九州編の第27回は、長崎県・大村市にある「アルマロードコーヒー」。アパレル、アウトドアグッズ、食品など幅広いアイテムを販売する「LONG TABLE」というショップの一角に店舗を構え、今年で8年目を迎える。23歳の時から移動販売、イベント出店などをメインに「アルマロードコーヒー」を立ち上げ、24歳で現在の店を開いた店主兼バリスタの森采(もり・あや)さん。一般的に考えれば、かなり若い時期に独立開業を決めたことにまず驚かされる。森さんは「若かったからこそ、怖いもの知らずだった」と謙遜するが、それでも8年にわたり愛される店を作り上げているのは事実。そんな同店の魅力に迫る。

Profile|森采(もり・あや)
1991(平成3)年、長崎県長与町生まれ。高校卒業後、菓子作りに興味があったことからパティシエの専門学校に入学。接客もするカフェというスタイルに強く惹かれ、シアトル系のコーヒーチェーンでアルバイトを経験。その後、カフェが日常の暮らしに根付くオーストラリアのライフスタイルを肌で感じるために、メルボルンへ。帰国後の2014年、23歳で無店舗で「アルマロードコーヒー」を開業。約1年後に大村市の「LONG TABLE」内に実店舗をオープン。

選んだのは、接客×菓子×コーヒー

「アルマロードコーヒー」があるのは、ライフスタイルショップ「LONG TABLE」内

「アルマロードコーヒー」が店を構えるのは長崎自動車道大村ICからまっすぐに長崎空港に向かう、通称・空港通り沿い。地元で親しまれるライフスタイルショップ「LONG TABLE」内という、一風変わったロケーションだ。「LONG TABLE」と「アルマロードコーヒー」の境界は設けられているものの、かっちりとした区切りではなく、空間全体を活かしたのびやかな雰囲気で、とてもバランスが良い。カフェ単体の利用はもちろん、ショッピングついでに立ち寄るでもOKで、訪れる人にとっては、さまざまな楽しみ方ができる。

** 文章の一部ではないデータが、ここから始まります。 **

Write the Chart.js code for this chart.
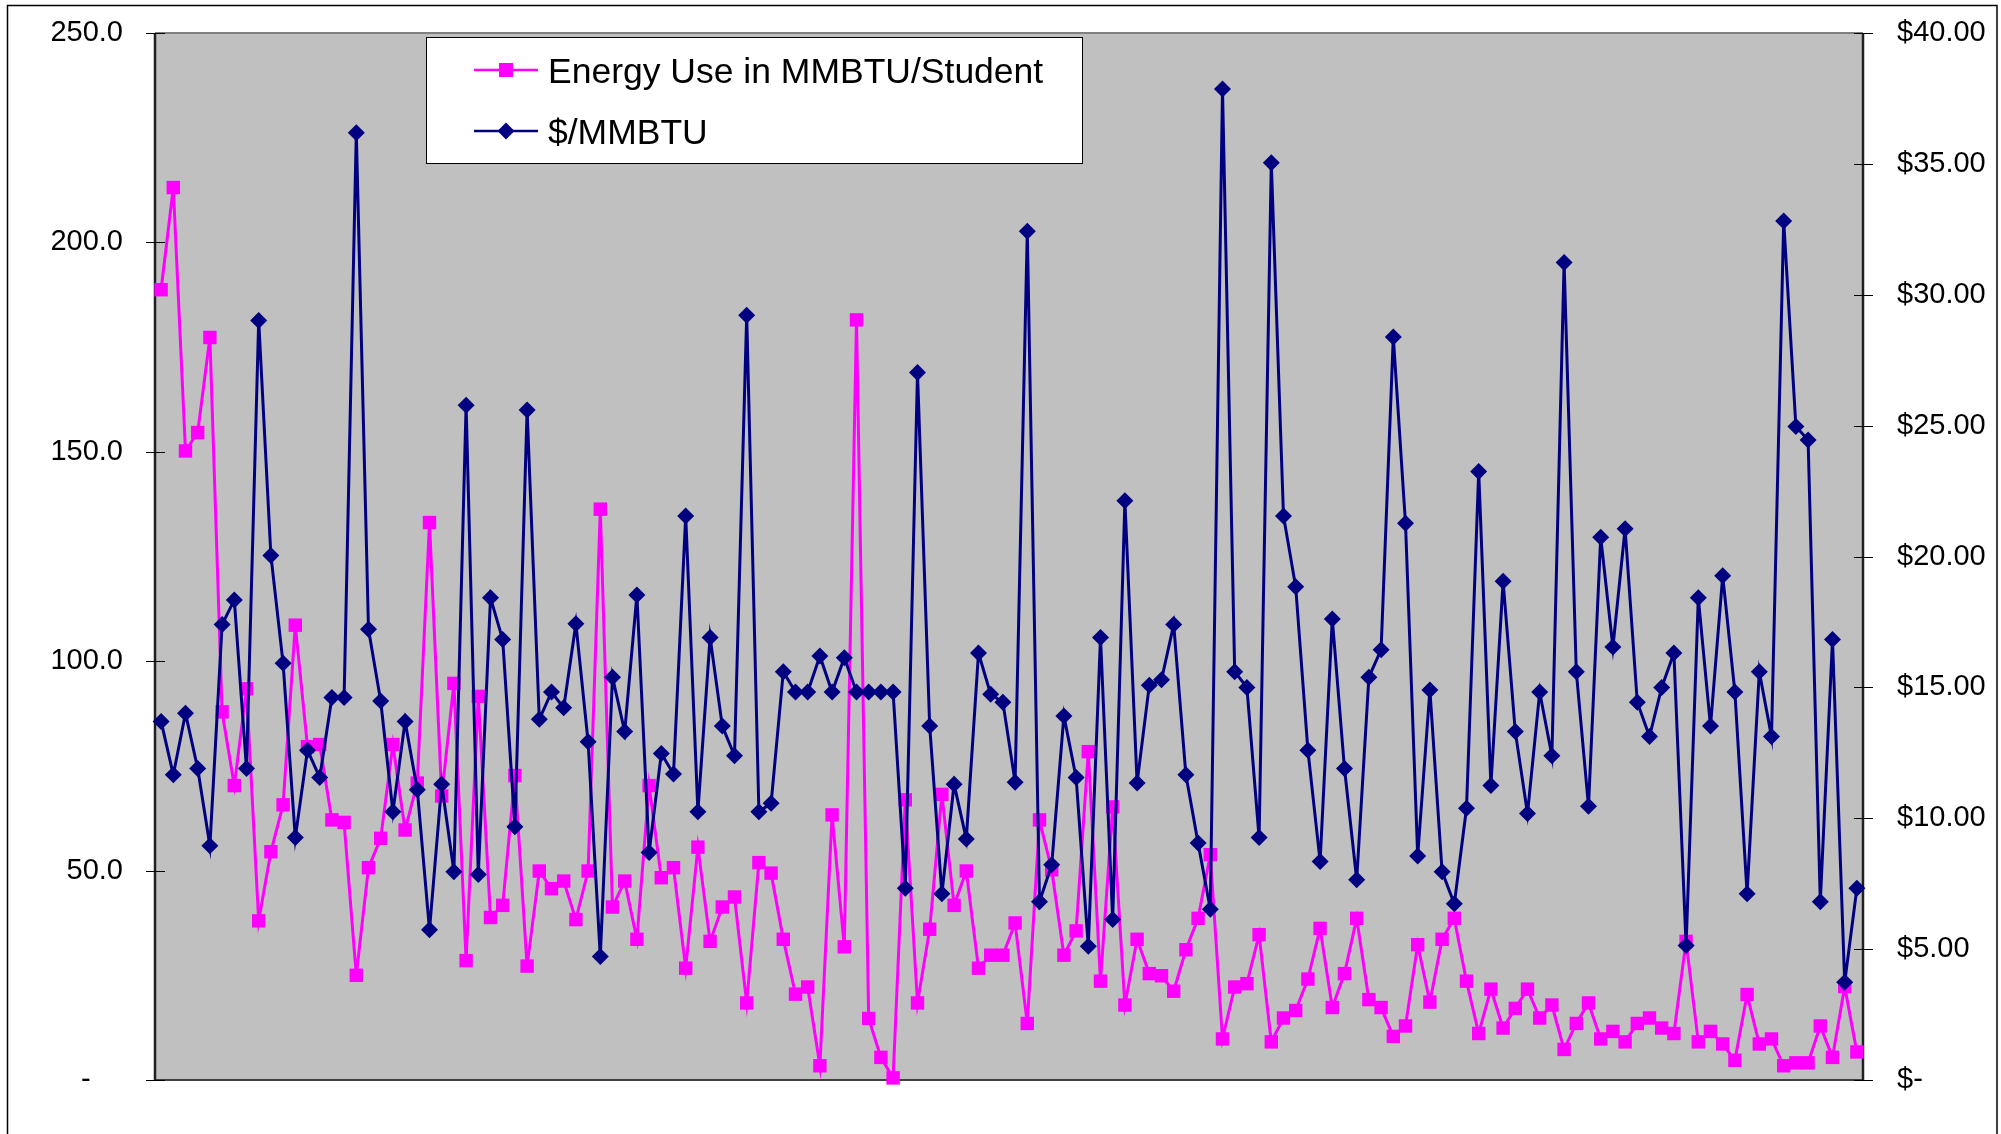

観葉植物や本棚などで、緩やかに「LONG TABLE」と区切られた店内

森さんが「アルマロードコーヒー」を立ち上げたのは、23歳のころ。パティシエの専門学校に通う中、インターンで足を運んだカフェでの接客に強く惹かれた。「お菓子も作って、接客もするカフェが私には一番合っていると感じました。それを機にシアトル系のコーヒーチェーンでアルバイトを始め、接客・お菓子・コーヒー、すべてが叶うコーヒーショップを開くという目標をおぼろげに持ち始めました」

アパレル、アウトドアグッズなど幅広い商品を取り扱う「LONG TABLE」

それが20代前半の時。まだまだたくさんの経験をしてみたいと、次に選んだのはオーストラリアへの留学。ワーキングホリデーの制度を利用し、1年間メルボルンで暮らした森さん。「オーストラリアは独自のカフェカルチャーが根付いていて、みんなコーヒー片手にカフェでおしゃべりしたり、街を歩いたりしているのが当たり前でした。メルボルンではバリスタとして働く機会もあり、その経験からよりコーヒーへの興味は強くなりました。おいしくコーヒーを淹れるための知識、技術を意識しだしたのもこの時ぐらいから」

毎日手作りするスイーツ。スコーン(240円〜)、レモンケーキ、バナナケーキ(各300円〜)など焼き菓子がメイン。持ち帰りもできる

やりたいことを、まずやってみる

現在使っているエスプレッソマシンはLa Marzocco Linea-2。最初に購入したのは、VIBIEMME

帰国した森さんは長崎を離れ、東京や福岡などに出ることも視野に入れていたそうだが、両親のことなどを考え、長崎に残る決断をする。「ただ当時、長崎にはコーヒーショップはそこまで多くなくて、バリスタの求人もほとんどありませんでした。どうしようか悩んでいた時、よく通っていた長崎市のひとやすみ書店のオーナーさんに、『自分がやりたいことがあるなら、とりあえずやってみたら良い』とアドバイスをいただいたんです。当時、私は23歳。怖いもの知らずの勢いだけで、『やってみよう!』って決断して、すぐにエスプレッソマシンを購入しました」と森さん。「アルマロードコーヒー」を立ち上げ後、無店舗という業態を活かし、移動販売、イベントなどに積極的に出店する日々を1年ほど送った。そんな時、偶然知り合った「LONG TABLE」のオーナーに大村市のショップ内でカフェをやってみませんか、と相談を受けたのが、現在のスタイルに至った経緯だ。